Code that draws figures

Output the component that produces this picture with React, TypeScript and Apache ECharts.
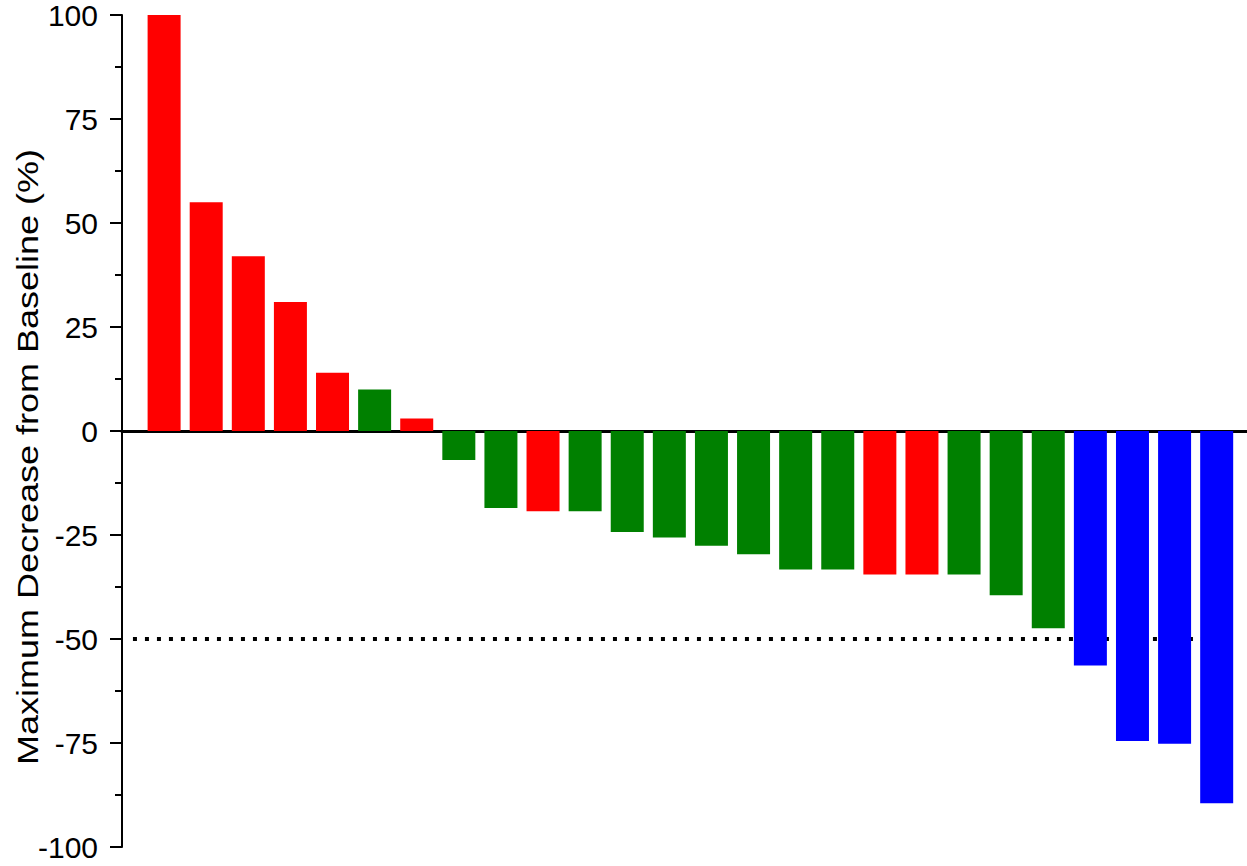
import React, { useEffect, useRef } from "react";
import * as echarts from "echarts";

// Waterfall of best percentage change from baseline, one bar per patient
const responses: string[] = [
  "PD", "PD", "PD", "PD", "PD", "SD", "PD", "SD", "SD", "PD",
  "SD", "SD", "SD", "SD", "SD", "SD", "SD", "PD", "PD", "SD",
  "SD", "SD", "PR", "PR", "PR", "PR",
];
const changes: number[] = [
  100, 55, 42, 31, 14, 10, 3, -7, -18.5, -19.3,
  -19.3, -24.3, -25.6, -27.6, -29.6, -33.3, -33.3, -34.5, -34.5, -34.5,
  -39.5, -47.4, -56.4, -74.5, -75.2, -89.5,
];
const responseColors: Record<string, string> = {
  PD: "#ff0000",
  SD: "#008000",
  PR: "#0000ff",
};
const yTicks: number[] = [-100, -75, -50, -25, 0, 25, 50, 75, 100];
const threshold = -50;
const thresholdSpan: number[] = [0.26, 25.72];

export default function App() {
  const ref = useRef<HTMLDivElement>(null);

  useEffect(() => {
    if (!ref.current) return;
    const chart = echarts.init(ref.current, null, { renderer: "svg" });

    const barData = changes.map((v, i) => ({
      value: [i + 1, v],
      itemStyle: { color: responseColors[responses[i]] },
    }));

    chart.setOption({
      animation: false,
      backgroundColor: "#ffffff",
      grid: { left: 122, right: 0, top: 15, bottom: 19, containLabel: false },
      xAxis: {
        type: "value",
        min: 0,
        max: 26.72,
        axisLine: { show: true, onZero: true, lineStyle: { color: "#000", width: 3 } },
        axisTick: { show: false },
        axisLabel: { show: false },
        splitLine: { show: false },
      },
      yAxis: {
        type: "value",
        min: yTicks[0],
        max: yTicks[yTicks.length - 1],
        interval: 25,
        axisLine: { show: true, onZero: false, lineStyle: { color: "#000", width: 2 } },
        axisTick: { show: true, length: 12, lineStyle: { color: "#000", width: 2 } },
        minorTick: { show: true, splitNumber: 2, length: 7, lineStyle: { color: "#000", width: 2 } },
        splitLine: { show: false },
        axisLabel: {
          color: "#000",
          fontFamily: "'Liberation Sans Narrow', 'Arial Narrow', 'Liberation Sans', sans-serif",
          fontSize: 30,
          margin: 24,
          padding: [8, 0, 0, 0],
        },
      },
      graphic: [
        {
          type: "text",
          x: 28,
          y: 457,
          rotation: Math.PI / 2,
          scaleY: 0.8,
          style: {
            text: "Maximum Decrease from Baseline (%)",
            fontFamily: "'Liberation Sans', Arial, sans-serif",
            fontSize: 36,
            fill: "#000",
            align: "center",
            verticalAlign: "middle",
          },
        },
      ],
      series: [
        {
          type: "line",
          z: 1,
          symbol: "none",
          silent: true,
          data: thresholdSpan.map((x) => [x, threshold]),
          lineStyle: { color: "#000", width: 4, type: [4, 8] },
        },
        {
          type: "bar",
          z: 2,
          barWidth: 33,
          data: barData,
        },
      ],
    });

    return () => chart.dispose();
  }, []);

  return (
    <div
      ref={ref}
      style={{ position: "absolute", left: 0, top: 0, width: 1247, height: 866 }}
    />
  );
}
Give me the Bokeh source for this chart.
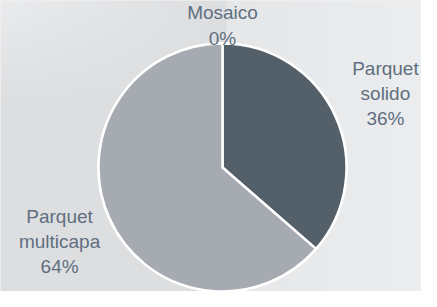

Objective
Return every line of the records exactly as given, pictures excluded.

Task response
Output the component that produces this picture with React, TypeScript and Apache ECharts.
import React, { useEffect, useRef } from "react";
import * as echarts from "echarts";

// Waterfall of best percentage change from baseline, one bar per patient
const responses: string[] = [
  "PD", "PD", "PD", "PD", "PD", "SD", "PD", "SD", "SD", "PD",
  "SD", "SD", "SD", "SD", "SD", "SD", "SD", "PD", "PD", "SD",
  "SD", "SD", "PR", "PR", "PR", "PR",
];
const changes: number[] = [
  100, 55, 42, 31, 14, 10, 3, -7, -18.5, -19.3,
  -19.3, -24.3, -25.6, -27.6, -29.6, -33.3, -33.3, -34.5, -34.5, -34.5,
  -39.5, -47.4, -56.4, -74.5, -75.2, -89.5,
];
const responseColors: Record<string, string> = {
  PD: "#ff0000",
  SD: "#008000",
  PR: "#0000ff",
};
const yTicks: number[] = [-100, -75, -50, -25, 0, 25, 50, 75, 100];
const threshold = -50;
const thresholdSpan: number[] = [0.26, 25.72];

export default function App() {
  const ref = useRef<HTMLDivElement>(null);

  useEffect(() => {
    if (!ref.current) return;
    const chart = echarts.init(ref.current, null, { renderer: "svg" });

    const barData = changes.map((v, i) => ({
      value: [i + 1, v],
      itemStyle: { color: responseColors[responses[i]] },
    }));

    chart.setOption({
      animation: false,
      backgroundColor: "#ffffff",
      grid: { left: 122, right: 0, top: 15, bottom: 19, containLabel: false },
      xAxis: {
        type: "value",
        min: 0,
        max: 26.72,
        axisLine: { show: true, onZero: true, lineStyle: { color: "#000", width: 3 } },
        axisTick: { show: false },
        axisLabel: { show: false },
        splitLine: { show: false },
      },
      yAxis: {
        type: "value",
        min: yTicks[0],
        max: yTicks[yTicks.length - 1],
        interval: 25,
        axisLine: { show: true, onZero: false, lineStyle: { color: "#000", width: 2 } },
        axisTick: { show: true, length: 12, lineStyle: { color: "#000", width: 2 } },
        minorTick: { show: true, splitNumber: 2, length: 7, lineStyle: { color: "#000", width: 2 } },
        splitLine: { show: false },
        axisLabel: {
          color: "#000",
          fontFamily: "'Liberation Sans Narrow', 'Arial Narrow', 'Liberation Sans', sans-serif",
          fontSize: 30,
          margin: 24,
          padding: [8, 0, 0, 0],
        },
      },
      graphic: [
        {
          type: "text",
          x: 28,
          y: 457,
          rotation: Math.PI / 2,
          scaleY: 0.8,
          style: {
            text: "Maximum Decrease from Baseline (%)",
            fontFamily: "'Liberation Sans', Arial, sans-serif",
            fontSize: 36,
            fill: "#000",
            align: "center",
            verticalAlign: "middle",
          },
        },
      ],
      series: [
        {
          type: "line",
          z: 1,
          symbol: "none",
          silent: true,
          data: thresholdSpan.map((x) => [x, threshold]),
          lineStyle: { color: "#000", width: 4, type: [4, 8] },
        },
        {
          type: "bar",
          z: 2,
          barWidth: 33,
          data: barData,
        },
      ],
    });

    return () => chart.dispose();
  }, []);

  return (
    <div
      ref={ref}
      style={{ position: "absolute", left: 0, top: 0, width: 1247, height: 866 }}
    />
  );
}
Give me the Bokeh source for this chart.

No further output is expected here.